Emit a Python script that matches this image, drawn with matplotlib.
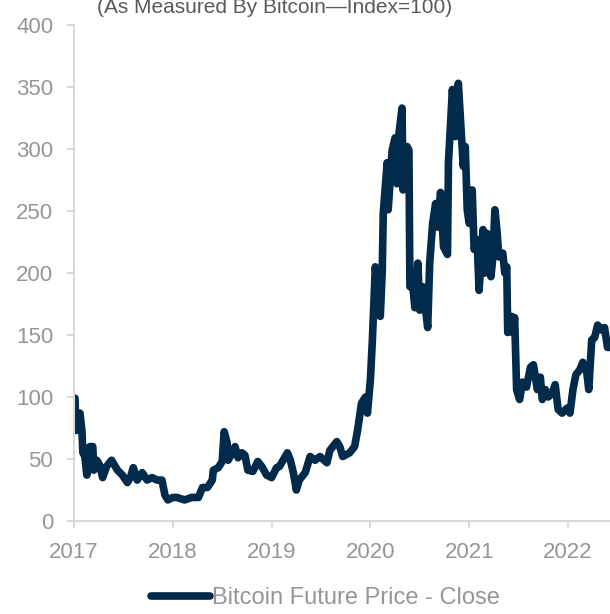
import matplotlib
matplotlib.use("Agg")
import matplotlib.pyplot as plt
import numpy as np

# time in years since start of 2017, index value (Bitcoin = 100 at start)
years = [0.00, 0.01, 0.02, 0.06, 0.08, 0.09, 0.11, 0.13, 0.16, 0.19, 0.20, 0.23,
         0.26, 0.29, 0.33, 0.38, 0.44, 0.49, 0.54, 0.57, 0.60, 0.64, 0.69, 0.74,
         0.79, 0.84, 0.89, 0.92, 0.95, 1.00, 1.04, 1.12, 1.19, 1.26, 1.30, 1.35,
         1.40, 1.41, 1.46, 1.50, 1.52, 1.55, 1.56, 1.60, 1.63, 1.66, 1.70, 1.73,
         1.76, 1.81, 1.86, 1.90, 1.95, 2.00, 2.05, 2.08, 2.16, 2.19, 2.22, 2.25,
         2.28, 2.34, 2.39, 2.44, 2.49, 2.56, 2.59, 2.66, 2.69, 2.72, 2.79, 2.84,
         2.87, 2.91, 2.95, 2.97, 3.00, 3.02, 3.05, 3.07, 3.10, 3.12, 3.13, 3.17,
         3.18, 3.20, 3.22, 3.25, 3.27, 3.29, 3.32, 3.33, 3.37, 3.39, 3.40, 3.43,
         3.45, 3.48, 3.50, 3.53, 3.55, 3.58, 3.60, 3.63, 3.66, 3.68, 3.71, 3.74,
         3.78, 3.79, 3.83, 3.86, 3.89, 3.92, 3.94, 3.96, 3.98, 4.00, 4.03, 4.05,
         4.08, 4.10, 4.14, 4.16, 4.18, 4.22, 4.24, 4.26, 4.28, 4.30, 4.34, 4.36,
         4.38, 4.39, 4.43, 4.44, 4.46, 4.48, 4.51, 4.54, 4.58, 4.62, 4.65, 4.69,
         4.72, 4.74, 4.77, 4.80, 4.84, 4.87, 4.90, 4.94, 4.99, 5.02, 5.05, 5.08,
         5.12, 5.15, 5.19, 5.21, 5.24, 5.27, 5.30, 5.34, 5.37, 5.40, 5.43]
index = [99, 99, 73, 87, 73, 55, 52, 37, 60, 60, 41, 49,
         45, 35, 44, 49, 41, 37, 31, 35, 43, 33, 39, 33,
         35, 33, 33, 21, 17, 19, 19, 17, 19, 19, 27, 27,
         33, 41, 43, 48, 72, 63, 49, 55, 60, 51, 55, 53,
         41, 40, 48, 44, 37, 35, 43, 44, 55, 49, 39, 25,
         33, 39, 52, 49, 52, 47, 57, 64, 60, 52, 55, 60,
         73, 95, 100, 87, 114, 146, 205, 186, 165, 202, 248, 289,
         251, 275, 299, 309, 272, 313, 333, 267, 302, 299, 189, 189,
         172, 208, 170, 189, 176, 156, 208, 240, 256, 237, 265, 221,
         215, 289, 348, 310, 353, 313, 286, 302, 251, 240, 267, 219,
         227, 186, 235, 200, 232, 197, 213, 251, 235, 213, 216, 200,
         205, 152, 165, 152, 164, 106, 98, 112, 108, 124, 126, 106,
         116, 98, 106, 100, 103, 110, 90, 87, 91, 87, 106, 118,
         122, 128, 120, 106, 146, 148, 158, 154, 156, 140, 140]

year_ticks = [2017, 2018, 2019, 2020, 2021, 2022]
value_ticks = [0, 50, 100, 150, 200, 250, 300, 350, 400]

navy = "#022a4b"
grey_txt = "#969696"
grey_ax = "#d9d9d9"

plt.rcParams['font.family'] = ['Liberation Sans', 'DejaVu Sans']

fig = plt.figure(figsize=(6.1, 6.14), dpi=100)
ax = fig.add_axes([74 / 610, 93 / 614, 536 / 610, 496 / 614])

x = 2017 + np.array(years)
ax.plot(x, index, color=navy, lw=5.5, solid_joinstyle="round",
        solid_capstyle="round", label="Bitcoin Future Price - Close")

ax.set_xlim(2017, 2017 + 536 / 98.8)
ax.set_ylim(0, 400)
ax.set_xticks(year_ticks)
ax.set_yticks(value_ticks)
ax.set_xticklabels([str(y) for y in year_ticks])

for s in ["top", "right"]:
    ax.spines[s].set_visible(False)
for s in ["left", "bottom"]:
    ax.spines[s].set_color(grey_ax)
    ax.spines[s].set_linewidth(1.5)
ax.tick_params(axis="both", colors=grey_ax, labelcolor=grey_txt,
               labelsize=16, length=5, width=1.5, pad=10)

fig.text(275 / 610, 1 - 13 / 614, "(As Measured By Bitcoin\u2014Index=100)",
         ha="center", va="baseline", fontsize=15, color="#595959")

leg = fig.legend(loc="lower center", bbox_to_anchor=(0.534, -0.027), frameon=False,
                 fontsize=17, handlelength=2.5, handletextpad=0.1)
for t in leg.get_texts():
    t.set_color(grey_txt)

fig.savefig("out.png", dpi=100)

◇ ◇ ◇

#### [STATED GOAL]
Write out exactly the opening lines of the data, stopping after the line that holds "import numpy as np". Exclude pictures.

#### [EXPECTED OUTPUT]
Emit a Python script that matches this image, drawn with matplotlib.
import matplotlib
matplotlib.use("Agg")
import matplotlib.pyplot as plt
import numpy as np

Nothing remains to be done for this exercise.